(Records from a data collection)
=====
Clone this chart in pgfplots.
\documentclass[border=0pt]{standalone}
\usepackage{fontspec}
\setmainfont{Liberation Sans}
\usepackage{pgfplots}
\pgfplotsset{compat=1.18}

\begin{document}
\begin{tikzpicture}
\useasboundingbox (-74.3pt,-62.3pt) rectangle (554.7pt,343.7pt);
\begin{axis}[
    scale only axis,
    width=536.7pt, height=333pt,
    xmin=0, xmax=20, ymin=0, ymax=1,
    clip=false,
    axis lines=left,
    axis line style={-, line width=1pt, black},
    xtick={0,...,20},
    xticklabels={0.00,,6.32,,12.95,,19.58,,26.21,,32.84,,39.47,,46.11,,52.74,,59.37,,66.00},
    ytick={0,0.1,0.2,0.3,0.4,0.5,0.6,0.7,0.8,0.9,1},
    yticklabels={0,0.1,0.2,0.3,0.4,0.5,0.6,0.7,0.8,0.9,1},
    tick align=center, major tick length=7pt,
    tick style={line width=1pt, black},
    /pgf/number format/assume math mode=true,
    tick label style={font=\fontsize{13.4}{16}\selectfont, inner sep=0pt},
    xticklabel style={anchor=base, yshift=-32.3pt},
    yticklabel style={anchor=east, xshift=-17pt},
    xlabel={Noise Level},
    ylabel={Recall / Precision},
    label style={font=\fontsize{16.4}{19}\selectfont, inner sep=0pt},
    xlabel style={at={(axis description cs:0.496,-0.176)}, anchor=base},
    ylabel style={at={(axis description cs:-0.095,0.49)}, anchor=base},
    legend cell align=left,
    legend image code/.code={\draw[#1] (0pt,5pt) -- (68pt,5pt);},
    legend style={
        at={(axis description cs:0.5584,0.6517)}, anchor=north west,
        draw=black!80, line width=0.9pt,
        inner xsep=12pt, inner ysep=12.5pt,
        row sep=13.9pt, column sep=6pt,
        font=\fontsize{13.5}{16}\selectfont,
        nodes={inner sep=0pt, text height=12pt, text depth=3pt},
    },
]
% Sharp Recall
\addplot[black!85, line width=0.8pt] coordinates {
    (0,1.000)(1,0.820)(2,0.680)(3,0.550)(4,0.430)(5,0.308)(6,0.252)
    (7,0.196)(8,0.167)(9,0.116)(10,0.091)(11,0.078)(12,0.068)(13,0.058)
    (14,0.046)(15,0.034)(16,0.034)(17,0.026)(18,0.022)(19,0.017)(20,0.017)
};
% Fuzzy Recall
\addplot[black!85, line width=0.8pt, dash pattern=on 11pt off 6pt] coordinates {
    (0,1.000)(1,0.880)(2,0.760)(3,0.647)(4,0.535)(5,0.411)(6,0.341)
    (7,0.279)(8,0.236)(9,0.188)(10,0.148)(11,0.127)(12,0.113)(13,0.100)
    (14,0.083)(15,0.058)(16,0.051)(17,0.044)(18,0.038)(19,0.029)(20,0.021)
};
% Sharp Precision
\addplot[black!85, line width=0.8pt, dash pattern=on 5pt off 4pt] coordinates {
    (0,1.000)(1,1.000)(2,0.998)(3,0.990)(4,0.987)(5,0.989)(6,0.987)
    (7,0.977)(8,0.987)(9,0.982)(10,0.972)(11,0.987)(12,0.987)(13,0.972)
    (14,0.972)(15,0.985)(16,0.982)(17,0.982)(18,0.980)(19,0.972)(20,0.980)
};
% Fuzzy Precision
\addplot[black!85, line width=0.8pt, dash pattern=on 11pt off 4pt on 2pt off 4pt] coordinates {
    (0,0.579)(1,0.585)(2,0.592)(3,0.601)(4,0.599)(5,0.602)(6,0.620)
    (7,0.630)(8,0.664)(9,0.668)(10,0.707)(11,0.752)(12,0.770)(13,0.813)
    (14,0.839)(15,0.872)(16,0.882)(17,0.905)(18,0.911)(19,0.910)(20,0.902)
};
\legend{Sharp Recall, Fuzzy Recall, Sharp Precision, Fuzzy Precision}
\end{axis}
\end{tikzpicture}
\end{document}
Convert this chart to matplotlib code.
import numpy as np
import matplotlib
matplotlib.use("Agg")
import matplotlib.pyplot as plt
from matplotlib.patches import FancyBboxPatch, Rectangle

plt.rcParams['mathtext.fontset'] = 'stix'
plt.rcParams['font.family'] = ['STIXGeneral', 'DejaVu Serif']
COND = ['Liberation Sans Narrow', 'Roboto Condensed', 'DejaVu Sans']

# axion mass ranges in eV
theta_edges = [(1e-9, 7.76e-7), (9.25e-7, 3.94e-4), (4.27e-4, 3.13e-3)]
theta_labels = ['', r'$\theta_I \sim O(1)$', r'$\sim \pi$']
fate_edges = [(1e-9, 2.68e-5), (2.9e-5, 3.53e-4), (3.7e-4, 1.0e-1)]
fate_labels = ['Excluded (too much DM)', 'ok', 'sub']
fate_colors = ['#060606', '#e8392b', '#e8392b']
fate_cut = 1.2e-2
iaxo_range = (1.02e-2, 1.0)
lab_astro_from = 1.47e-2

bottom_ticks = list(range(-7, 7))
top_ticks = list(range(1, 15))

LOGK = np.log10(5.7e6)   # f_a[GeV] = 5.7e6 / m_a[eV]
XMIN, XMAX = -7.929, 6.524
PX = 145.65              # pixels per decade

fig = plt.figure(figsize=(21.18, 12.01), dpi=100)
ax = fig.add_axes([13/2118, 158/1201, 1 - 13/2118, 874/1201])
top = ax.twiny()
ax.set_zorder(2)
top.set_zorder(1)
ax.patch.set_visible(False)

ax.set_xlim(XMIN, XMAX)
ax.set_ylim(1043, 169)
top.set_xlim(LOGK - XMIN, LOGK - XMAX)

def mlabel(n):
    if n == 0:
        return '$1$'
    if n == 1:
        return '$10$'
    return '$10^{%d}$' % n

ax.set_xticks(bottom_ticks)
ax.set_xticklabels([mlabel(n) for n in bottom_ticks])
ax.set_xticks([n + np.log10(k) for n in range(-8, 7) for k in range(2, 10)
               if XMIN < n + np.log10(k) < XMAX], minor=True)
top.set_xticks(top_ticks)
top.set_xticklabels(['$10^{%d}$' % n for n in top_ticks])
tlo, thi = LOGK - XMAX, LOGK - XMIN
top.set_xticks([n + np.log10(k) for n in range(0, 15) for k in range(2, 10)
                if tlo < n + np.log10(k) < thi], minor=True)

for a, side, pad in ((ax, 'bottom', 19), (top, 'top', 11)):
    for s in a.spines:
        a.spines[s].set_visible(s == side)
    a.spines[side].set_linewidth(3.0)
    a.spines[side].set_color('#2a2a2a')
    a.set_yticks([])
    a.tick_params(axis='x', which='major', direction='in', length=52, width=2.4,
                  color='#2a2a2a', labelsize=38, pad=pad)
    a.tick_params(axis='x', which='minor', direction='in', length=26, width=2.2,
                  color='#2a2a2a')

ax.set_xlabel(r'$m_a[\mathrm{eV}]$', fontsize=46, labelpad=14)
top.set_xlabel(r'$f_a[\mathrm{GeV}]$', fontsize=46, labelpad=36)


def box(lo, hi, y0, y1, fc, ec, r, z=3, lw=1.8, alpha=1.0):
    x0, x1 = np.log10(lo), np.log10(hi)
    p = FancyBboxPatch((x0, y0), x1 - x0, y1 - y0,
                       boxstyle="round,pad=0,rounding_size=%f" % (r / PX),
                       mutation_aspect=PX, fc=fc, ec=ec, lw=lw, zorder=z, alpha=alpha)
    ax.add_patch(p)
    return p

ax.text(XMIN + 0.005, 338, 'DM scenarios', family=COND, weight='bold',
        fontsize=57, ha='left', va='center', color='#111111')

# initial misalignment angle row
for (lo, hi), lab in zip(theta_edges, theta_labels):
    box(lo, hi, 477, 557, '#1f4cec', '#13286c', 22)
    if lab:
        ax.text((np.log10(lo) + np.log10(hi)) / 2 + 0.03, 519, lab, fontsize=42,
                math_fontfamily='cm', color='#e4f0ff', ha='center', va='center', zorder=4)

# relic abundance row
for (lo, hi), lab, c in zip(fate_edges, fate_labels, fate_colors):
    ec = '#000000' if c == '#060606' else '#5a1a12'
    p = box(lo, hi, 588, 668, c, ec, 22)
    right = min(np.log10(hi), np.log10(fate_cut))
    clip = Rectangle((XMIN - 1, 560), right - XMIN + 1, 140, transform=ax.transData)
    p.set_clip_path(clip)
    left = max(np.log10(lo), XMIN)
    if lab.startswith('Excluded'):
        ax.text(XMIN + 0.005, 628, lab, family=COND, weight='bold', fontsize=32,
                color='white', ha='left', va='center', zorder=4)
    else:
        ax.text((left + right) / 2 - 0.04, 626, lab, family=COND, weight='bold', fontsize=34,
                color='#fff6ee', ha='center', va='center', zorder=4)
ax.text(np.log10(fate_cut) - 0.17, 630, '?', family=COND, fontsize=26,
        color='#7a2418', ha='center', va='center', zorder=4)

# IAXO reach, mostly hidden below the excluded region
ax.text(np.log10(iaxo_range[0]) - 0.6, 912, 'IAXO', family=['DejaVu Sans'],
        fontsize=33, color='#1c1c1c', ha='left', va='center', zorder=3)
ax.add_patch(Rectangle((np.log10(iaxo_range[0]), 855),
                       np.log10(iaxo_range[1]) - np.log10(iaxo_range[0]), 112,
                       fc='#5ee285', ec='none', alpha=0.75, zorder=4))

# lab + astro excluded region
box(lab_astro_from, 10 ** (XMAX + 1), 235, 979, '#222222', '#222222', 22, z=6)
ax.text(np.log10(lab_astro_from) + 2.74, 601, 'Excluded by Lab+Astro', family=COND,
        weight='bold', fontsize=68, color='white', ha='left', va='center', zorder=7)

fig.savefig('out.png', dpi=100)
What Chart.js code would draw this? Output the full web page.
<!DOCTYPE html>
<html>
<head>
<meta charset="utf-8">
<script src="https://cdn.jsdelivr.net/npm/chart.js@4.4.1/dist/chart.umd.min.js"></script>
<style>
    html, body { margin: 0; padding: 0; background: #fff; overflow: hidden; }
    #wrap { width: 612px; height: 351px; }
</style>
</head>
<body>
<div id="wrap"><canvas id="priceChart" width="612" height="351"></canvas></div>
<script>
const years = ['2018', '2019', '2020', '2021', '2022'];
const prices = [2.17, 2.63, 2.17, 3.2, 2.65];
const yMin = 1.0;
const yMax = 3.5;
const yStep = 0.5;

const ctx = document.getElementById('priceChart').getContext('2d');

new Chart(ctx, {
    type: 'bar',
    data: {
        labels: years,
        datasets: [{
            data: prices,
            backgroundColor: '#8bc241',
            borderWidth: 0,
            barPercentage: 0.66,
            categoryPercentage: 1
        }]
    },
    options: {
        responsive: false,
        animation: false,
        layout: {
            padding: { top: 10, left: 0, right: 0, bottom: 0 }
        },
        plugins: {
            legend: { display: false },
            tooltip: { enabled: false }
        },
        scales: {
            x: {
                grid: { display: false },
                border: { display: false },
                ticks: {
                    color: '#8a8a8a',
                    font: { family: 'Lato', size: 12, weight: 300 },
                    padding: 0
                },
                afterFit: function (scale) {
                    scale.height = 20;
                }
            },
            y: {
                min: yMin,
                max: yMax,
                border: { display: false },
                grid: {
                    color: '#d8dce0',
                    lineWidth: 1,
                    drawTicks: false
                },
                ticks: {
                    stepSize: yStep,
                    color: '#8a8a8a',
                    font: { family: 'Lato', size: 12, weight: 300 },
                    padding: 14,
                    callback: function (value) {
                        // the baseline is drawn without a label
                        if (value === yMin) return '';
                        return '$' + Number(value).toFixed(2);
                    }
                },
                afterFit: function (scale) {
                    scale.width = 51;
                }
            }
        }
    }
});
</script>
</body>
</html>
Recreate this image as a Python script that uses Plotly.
=====
*TASK TO CARRY OUT:*
Only the lines from the one holding "Convert this chart to matplotlib code." through the one holding "COND = ['Liberation" are wanted; retype them exactly.

*ANSWER TO THIS PROBLEM:*
Convert this chart to matplotlib code.
import numpy as np
import matplotlib
matplotlib.use("Agg")
import matplotlib.pyplot as plt
from matplotlib.patches import FancyBboxPatch, Rectangle

plt.rcParams['mathtext.fontset'] = 'stix'
plt.rcParams['font.family'] = ['STIXGeneral', 'DejaVu Serif']
COND = ['Liberation Sans Narrow', 'Roboto Condensed', 'DejaVu Sans']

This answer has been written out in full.